─── Data provided ───

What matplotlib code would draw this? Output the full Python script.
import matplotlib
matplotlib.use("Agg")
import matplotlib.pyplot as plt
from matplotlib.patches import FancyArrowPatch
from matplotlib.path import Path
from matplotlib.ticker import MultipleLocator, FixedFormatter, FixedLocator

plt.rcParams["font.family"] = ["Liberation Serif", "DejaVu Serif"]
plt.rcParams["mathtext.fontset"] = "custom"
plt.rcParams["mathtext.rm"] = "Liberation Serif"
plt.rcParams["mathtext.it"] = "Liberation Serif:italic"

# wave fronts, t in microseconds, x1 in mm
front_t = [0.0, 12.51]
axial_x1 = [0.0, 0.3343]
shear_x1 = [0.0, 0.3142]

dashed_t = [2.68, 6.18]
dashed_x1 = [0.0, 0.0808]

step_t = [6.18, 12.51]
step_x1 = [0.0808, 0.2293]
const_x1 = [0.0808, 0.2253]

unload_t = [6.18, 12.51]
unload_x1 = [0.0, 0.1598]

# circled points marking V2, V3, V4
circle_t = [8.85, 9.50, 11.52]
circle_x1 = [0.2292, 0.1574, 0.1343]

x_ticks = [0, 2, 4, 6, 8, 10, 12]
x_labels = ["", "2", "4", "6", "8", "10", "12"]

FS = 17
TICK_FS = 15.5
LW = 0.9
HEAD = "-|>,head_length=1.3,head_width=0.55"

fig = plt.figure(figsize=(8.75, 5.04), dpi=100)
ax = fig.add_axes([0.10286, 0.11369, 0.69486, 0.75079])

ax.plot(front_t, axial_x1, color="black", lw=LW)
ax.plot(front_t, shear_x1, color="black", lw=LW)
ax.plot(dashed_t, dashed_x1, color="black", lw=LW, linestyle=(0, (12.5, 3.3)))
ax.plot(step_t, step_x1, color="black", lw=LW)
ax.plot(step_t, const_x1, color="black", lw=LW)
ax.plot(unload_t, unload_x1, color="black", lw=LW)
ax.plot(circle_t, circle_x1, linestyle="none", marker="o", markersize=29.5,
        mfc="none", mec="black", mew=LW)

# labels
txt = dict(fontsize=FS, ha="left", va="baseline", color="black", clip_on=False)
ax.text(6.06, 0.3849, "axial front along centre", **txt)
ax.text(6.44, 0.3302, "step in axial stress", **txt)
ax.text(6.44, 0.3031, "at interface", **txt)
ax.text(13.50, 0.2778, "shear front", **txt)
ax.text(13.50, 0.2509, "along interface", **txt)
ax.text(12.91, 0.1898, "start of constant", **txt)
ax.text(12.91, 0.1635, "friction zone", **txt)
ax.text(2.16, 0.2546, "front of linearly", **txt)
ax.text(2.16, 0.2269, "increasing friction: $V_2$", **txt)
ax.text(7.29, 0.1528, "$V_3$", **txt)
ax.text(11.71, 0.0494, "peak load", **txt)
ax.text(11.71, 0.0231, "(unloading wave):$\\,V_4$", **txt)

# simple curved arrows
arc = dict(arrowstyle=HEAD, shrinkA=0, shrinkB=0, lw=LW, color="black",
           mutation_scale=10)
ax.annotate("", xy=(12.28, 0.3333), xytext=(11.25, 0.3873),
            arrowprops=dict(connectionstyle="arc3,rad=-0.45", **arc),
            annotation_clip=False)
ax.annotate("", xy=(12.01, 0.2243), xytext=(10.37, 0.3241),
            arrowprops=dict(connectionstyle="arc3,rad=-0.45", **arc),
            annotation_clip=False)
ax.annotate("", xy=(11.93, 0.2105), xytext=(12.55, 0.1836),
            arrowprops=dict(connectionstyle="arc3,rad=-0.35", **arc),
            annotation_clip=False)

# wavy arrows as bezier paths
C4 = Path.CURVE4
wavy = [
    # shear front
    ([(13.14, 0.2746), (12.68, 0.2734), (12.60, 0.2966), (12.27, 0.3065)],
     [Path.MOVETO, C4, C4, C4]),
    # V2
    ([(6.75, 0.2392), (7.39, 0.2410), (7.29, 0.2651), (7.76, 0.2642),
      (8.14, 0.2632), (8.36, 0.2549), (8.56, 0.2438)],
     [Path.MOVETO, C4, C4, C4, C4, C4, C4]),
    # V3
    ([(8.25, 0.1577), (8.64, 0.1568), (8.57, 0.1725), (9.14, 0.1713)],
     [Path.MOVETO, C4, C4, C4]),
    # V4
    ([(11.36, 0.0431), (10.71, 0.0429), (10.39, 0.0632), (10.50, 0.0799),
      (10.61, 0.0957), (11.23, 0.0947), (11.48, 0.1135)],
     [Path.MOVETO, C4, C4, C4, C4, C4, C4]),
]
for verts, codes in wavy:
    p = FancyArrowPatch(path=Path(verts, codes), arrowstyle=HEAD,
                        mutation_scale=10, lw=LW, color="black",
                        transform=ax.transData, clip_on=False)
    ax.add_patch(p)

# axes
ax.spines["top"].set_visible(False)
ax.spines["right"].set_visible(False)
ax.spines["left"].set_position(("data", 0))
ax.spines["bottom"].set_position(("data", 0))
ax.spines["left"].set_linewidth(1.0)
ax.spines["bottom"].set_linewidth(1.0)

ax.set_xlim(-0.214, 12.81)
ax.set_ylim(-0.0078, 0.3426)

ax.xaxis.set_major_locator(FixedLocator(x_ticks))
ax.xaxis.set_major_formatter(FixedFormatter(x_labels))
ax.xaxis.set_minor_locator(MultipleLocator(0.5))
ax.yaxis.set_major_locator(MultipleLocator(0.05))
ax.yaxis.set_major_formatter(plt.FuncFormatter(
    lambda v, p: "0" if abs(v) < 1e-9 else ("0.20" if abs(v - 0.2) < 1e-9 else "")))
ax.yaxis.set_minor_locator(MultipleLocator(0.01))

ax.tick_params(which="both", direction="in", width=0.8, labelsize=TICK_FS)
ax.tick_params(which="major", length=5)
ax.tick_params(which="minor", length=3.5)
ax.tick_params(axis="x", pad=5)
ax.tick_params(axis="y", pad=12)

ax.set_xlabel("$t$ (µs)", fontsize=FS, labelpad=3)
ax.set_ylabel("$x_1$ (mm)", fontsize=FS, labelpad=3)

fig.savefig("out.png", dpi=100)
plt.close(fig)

───
─── Data provided ───

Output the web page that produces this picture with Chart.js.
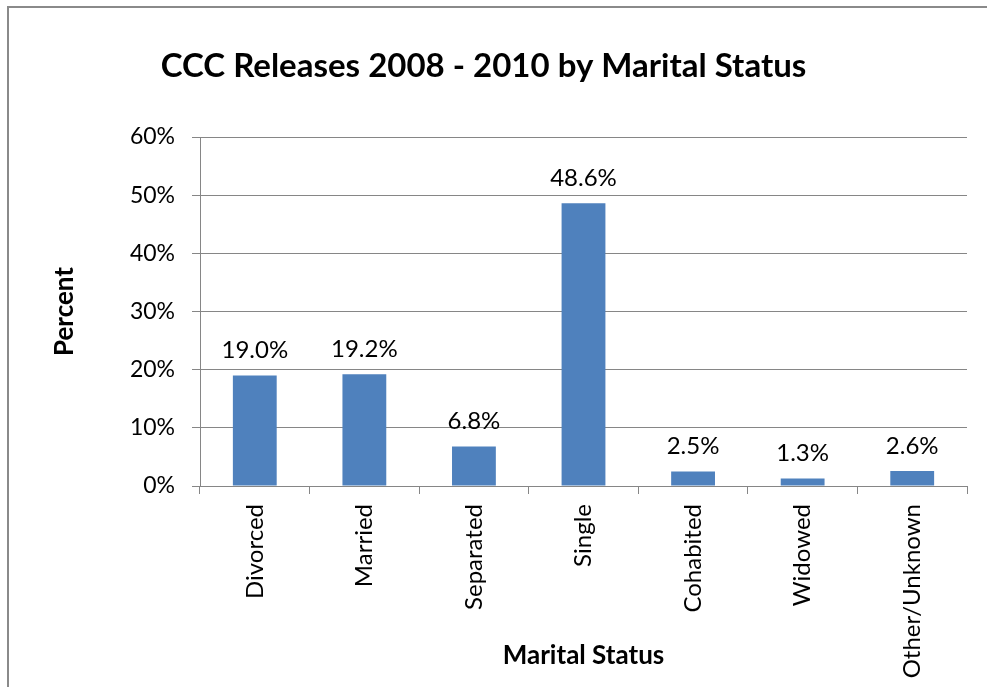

───
─── Data provided ───

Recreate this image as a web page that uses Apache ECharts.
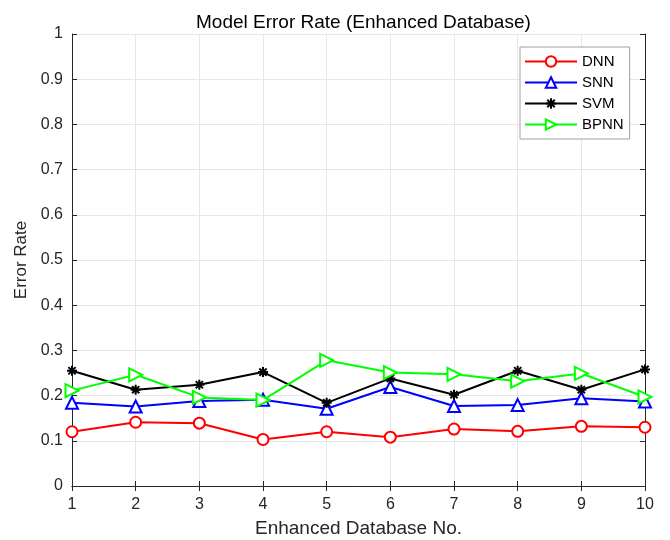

───

• Your instructions
Identify every line above with the string "Output" in it. Copy those lines.

• Response to the exercise
What matplotlib code would draw this? Output the full Python script.
Output the web page that produces this picture with Chart.js.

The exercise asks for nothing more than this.